Welcome to Design for Purpose, a blogging site where experiences and knowledge on Design for Manufacturability (DFM) can be shared. Anyone who is serious about improving his or her design capability in DFM should join this blog and share knowledge with others who will also share knowledge.
One cannot expect to know it all and the pressure of being short staff adds to a well developing Burn-out. If we are too busy when times are bad and still too busy when times are good, when do we have time to increase knowledge to become more competitive? Competitivity is not reached by cutting staff, cost, and strangling suppliers. Competitivity is reached by acquiring knowledge that will make us more efficient.
DFM is a philosophy to achieve excellence by designing quality into the product. When considering that 60% of your fabrication cost is committed by design when you reach PDR, it makes sense to spend that time defining how the product will be produced, as further down the design process it becomes more and more difficult to reduce cost.
DFM is important to implement because the majority of manufacturing defects occur due to design-related issues. The success in creating a “manufacturable” product depends upon clearly defining product goals reflecting physical and functional requirements of the customer. Products designed using DFM philosophy will allow the following added values:
  • Virtually defect-free or robust product design 
  • Waste-free manufacturing 
  • 100 percent usable COTS
  • Minimal maintenance and service 
  • Total customer satisfaction.
It is the mission of this Blog to increase and improve DFM knowledge.
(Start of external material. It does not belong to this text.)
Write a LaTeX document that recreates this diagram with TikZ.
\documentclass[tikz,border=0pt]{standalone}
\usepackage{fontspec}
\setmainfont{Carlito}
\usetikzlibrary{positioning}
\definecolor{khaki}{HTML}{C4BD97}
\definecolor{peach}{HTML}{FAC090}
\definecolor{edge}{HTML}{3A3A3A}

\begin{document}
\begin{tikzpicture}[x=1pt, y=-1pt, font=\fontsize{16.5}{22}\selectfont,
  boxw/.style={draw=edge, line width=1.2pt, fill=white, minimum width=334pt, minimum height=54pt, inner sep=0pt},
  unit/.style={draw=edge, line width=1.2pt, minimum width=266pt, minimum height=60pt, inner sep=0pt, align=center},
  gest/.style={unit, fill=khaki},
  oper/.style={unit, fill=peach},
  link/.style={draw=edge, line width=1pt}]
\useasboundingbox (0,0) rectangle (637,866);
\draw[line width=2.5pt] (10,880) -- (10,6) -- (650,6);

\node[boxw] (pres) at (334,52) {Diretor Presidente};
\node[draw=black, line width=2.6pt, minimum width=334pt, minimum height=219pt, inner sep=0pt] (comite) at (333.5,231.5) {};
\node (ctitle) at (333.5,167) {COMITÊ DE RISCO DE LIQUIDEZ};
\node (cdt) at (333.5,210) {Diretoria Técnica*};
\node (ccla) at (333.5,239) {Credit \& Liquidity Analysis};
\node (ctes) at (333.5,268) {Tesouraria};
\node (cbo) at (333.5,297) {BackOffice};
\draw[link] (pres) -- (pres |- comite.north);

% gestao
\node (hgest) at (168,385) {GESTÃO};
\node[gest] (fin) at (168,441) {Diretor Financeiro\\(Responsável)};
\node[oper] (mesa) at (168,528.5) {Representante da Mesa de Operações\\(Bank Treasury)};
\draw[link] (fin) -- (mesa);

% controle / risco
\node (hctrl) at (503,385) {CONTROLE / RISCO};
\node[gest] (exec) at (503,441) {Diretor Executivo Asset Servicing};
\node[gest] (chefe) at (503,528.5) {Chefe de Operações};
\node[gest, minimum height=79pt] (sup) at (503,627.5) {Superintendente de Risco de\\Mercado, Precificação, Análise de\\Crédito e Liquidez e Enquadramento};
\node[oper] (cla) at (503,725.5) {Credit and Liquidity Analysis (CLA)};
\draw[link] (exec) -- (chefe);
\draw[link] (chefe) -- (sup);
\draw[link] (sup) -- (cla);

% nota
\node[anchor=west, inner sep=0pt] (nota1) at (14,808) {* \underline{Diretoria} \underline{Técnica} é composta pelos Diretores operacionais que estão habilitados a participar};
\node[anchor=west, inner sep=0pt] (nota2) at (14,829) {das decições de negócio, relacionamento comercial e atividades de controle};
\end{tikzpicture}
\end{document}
Come in and share knowledge, ask for advice, learn.

1 comment:

  1. As someone who "backed" into mechanical design engineering from the foundation of being a machinist/tool & die maker, I find the concept of DFM rather interesting. When I first started working the design side of the street, EVERY engineer had at least a FAMILIARITY with machine tools and processes. You had to have at least SOME "cutters and chips" experience while pursuing your BSME. Those days are past.

    I argue that THIS is the "lack" that is hitting use the worst. I often ask engineers when the last time they set-up and solved a differential equation was. The answer is usually some form of "not since college." Whereas -I- rarely go more than a month without defining some differential relationship, this is a fairly extreme exception -- and THIS is where the emphasis in engineering education lies.

    One of my personal pet peeves is tap drills (more properly called "pilot holes"). Few engineers today understand them. Many of the very expensive CAD tools we use today apply them poorly at best. This is not rocket science, but it may as well be in terms of the knowledge most design engineers have on the subject. If you want to look at a cost impact point, this is it -- and we are all too often failing in these otherwise trivial arenas.